Bank regulators met Tuesday and voted to decide the fate of the Volker Rule. As of the close of the deliberation and voting, the Volker Rule has been approved and is ready to begin its use in an attempt to curb the ills of banking which have wreaked havoc in the financial markets. The latest manifestation of financial woes struck hard in 2008 with the credit crunch, and is still being felt worldwide today. The latest developments regarding the Volker Rule are purported to take aim at actions which banks have previously undertaken which could be main contributing factors to many of today’s financial issues.
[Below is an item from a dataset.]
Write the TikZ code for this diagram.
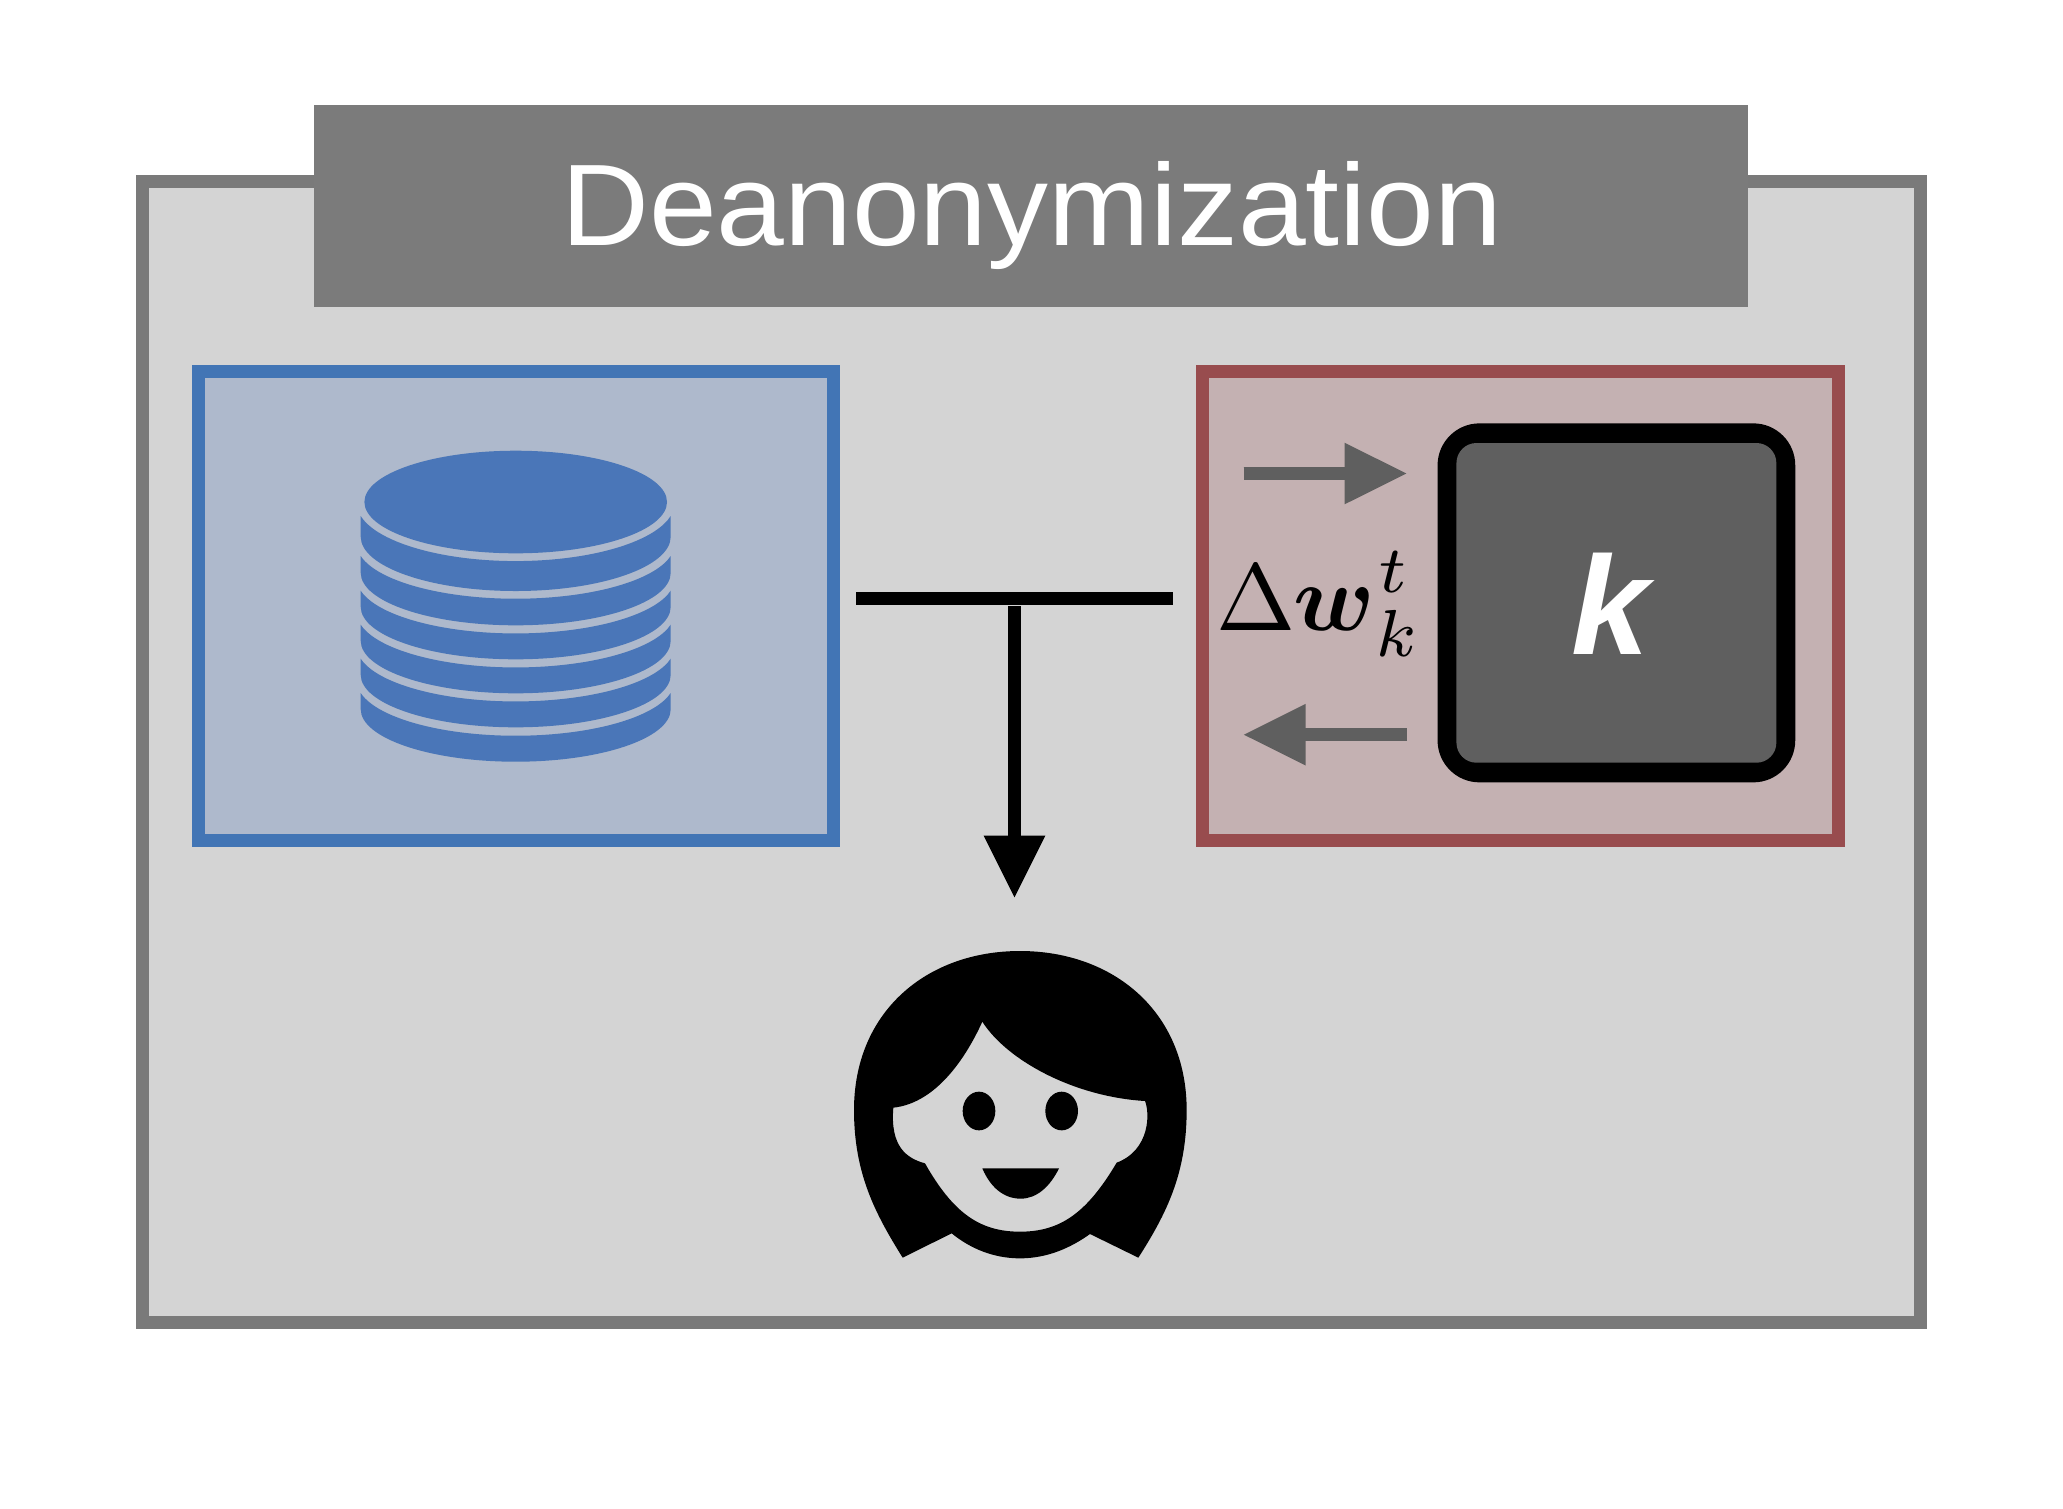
\documentclass[tikz,border=0pt]{standalone}
\usepackage{amsmath}
\usepackage[no-math]{fontspec}
\usetikzlibrary{arrows.meta}
\newfontfamily\headfont[FakeStretch=1.05]{Liberation Sans}
\newfontfamily\kfont{Liberation Sans}
\definecolor{outerfill}{HTML}{D4D4D4}
\definecolor{outerline}{HTML}{7A7A7A}
\definecolor{headfill}{HTML}{7B7B7B}
\definecolor{bluefill}{HTML}{AEB9CC}
\definecolor{blueline}{HTML}{4275B5}
\definecolor{dbblue}{HTML}{4A76B8}
\definecolor{redfill}{HTML}{C4B1B2}
\definecolor{redline}{HTML}{984C4E}
\definecolor{darkfill}{HTML}{5F5F5F}
\tikzset{
  boxnode/.style={rectangle,inner sep=0pt,outer sep=0pt,line width=13pt,miter limit=10},
  outerbox/.style={boxnode,draw=outerline,fill=outerfill},
  headbox/.style={rectangle,inner sep=0pt,outer sep=0pt,fill=headfill},
  bluebox/.style={boxnode,draw=blueline,fill=bluefill},
  redbox/.style={boxnode,draw=redline,fill=redfill},
  keybox/.style={rectangle,inner sep=0pt,outer sep=0pt,fill=black,rounded corners=42pt},
  keyface/.style={rectangle,inner sep=0pt,outer sep=0pt,fill=darkfill,rounded corners=20pt},
  greyarrow/.style={draw=darkfill,line width=13pt,-{Triangle[length=61.8pt,width=61.7pt,line width=0pt,fill=darkfill]}},
  greyshaft/.style={draw=darkfill,line width=13pt,shorten >=55pt},
  blackarrow/.style={draw=black,line width=13pt,-{Triangle[length=61.6pt,width=61.7pt,line width=0pt,fill=black]}},
  blackshaft/.style={draw=black,line width=13pt,shorten >=55pt},
  barline/.style={draw=black,line width=13pt},
  band/.style={fill=dbblue}
}
\begin{document}
\begin{tikzpicture}[x=1pt,y=-1pt]
\useasboundingbox (0,0) rectangle (2063,1508);
\fill[white] (0,0) rectangle (2063,1508);
% frames
\node[outerbox,minimum width=1778pt,minimum height=1141pt] (frame) at (1031.2,752) {};
\node[headbox,minimum width=1434.3pt,minimum height=201.6pt] (head) at (1031.2,206) {};
\node[anchor=base,inner sep=0pt,text=white,font=\headfont\fontsize{116}{120}\selectfont] (title) at (1031.7,245.7) {Deanonymization};
\node[bluebox,minimum width=635.3pt,minimum height=469pt] (db) at (515.85,606.2) {};
\node[redbox,minimum width=635.6pt,minimum height=468.7pt] (client) at (1520.2,606.3) {};
% database stack
\foreach \co/\b/\ryg/\ry in {693/761.7/55/52.5,658.7/727.3/55/52.5,624.7/693.3/55/52.5,590.7/659.3/55/52.5,556/625.3/55/52.5,516/591/58/54.3}{
  \fill[band] (360.7,\co) arc[start angle=167.1,end angle=12.9,x radius=159,y radius=\ryg]
     -- (670.7,\b-\ry) arc[start angle=0,end angle=180,x radius=155,y radius=\ry] -- cycle;
}
\fill[band] (515.7,502) ellipse[x radius=151.3,y radius=51.3];
% key box and labels
\node[keybox,minimum width=357.7pt,minimum height=359pt] (key) at (1616.4,602.85) {};
\node[keyface,minimum width=319.9pt,minimum height=319.7pt] (keyinner) at (1616.4,602.85) {};
\node[anchor=base,inner sep=0pt,text=white,font=\kfont\bfseries\itshape\fontsize{140}{140}\selectfont] (klabel) at (1610,654) {k};
\node[anchor=base west,inner sep=0pt,scale=9.5] (dw) at (1215,630) {$\Delta\mkern-0.4mu\boldsymbol{w}_{\raisebox{0.2pt}{$\scriptstyle k$}}^{\raisebox{0.35pt}{\kern0.3pt$\scriptstyle t$}}$};
% grey arrows
\coordinate (upa) at (1243.5,473.5);
\coordinate (upb) at (1406.3,473.5);
\coordinate (dna) at (1406.8,734.7);
\coordinate (dnb) at (1243.9,734.7);
\draw[greyshaft] (upa) -- (upb);
\draw[greyarrow] (upa) -- (upb);
\draw[greyshaft] (dna) -- (dnb);
\draw[greyarrow] (dna) -- (dnb);
% T connector
\coordinate (barl) at (856,598.8);
\coordinate (barr) at (1172.7,598.8);
\coordinate (stem) at (1014.5,606);
\coordinate (tip) at (1014.5,897.3);
\draw[barline] (barl) -- (barr);
\draw[blackshaft] (stem) -- (tip);
\draw[blackarrow] (stem) -- (tip);
% person
\begin{scope}[shift={(820,920)},x=0.33333pt,y=-0.33333pt]
\fill[black,even odd rule]
  (600,93) .. controls (880,93) and (1100,275) .. (1100,570)
  .. controls (1100,760) and (1040,880) .. (955,1013)
  -- (810,942)
  .. controls (750,985) and (680,1015) .. (600,1015)
  .. controls (520,1015) and (450,985) .. (395,940)
  -- (248,1013)
  .. controls (165,880) and (102,760) .. (102,570)
  .. controls (102,275) and (320,93) .. (600,93) -- cycle
  (487,305) .. controls (560,420) and (760,530) .. (975,543)
  .. controls (990,580) and (990,690) .. (890,728)
  .. controls (800,880) and (720,935) .. (600,935)
  .. controls (480,935) and (400,880) .. (315,730)
  .. controls (260,715) and (210,680) .. (220,563)
  .. controls (340,550) and (430,430) .. (487,305) -- cycle;
\fill[black] (477,573) ellipse[x radius=49,y radius=58];
\fill[black] (725,573) ellipse[x radius=49,y radius=58];
\fill[black] (487,745) -- (717,745) .. controls (690,800) and (650,836) .. (602,836)
  .. controls (550,836) and (510,800) .. (487,745) -- cycle;
\end{scope}
\end{tikzpicture}
\end{document}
It has been more than two years since the bank-related rule was first proposed, and the recent voting on the matter is sure to alleviate building anticipation regarding the issues covered. The Federal Deposit Insurance Corporation (FDIC) and the Board of Governors of the Federal Reserve voted in full support of the rule.
The SEC however, had some dissent, as it approved the rule in a 3-2 vote. The Commision entered their vote by private paper ballot, and the the two votes against the finalized bank-shaping rule, both came from the political right. Michael Piwowar and Daniel Gallagher, Republicans, in explanation of their nay votes cited inadequate economic analysis and the lack of public discussion on some of the provision added to the 2011 version. Piwowar suggested the measure be repurposed, while Gallagher highlighted what he viewed was an “utterly artificial, wholly political year-end deadline” which rushed the voting process. Both Republicans seemed to view the recent events as somewhat insufficient to properly address bank reform and regulation.
Jacob Lew, Treasury Secretary, stated his belief that the newly approved Volker rule would help insure that the probability of another financial crisis of the kind witnessed in 2008 would be significantly reduced. He stated that the new rule will help curb Wall Street and bank behavior which contributed to the recent financial crisis.
The Volker Rule aims primarily to prohibit banking entities from engaging in proprietary trading. Such trading practices entail the buying and selling of securities and contracts to profit from short-term price volatility. These types of practices, while occasionally quite profitable, encourage and reinforce risky business practices which can result in significant losses and instability within the system.
While it may initially appear as though the rule will significantly limit a bank from engaging in any type of proprietary trading whatsoever, there are some exemptions. The final rule makes exceptions for hedging under certain specific circumstances, such as reducing clearly identified and noted risks in a bank’s stated positions. This on its face appears to go against what the rule seemed to stand for. In addition, the rule goes on to make exemptions for certain market making and underwriting activities.
The rule also contains some provisions which a bank might deem a benefit. It has allowed for banks to engage in the trading of sovereign debt, an action banned by the previous version of the rule. The previous rule exempted a bank only to trade in US treasuries, and this apparently drew a large enough international response that the new version has decided to include foreign sovereign debt in the exemption.
The main focus of the new regulation seems to be more aimed at additional oversight and regulation, and less on a total banning of the activities deemed dangerous to the system.
Although the recent actions fall short of identifying the financial woes as stemming from systemic error, bank regulation does appear to have taken a new step forward. The most recent actions show an attempt to strike deeper toward the root of the financial problems which have plagued the system. Only time will tell how long a beleaguered financial system can continue to function, but the latest development attempting to keep the ship afloat is that bank regulators have approved the Volker Rule.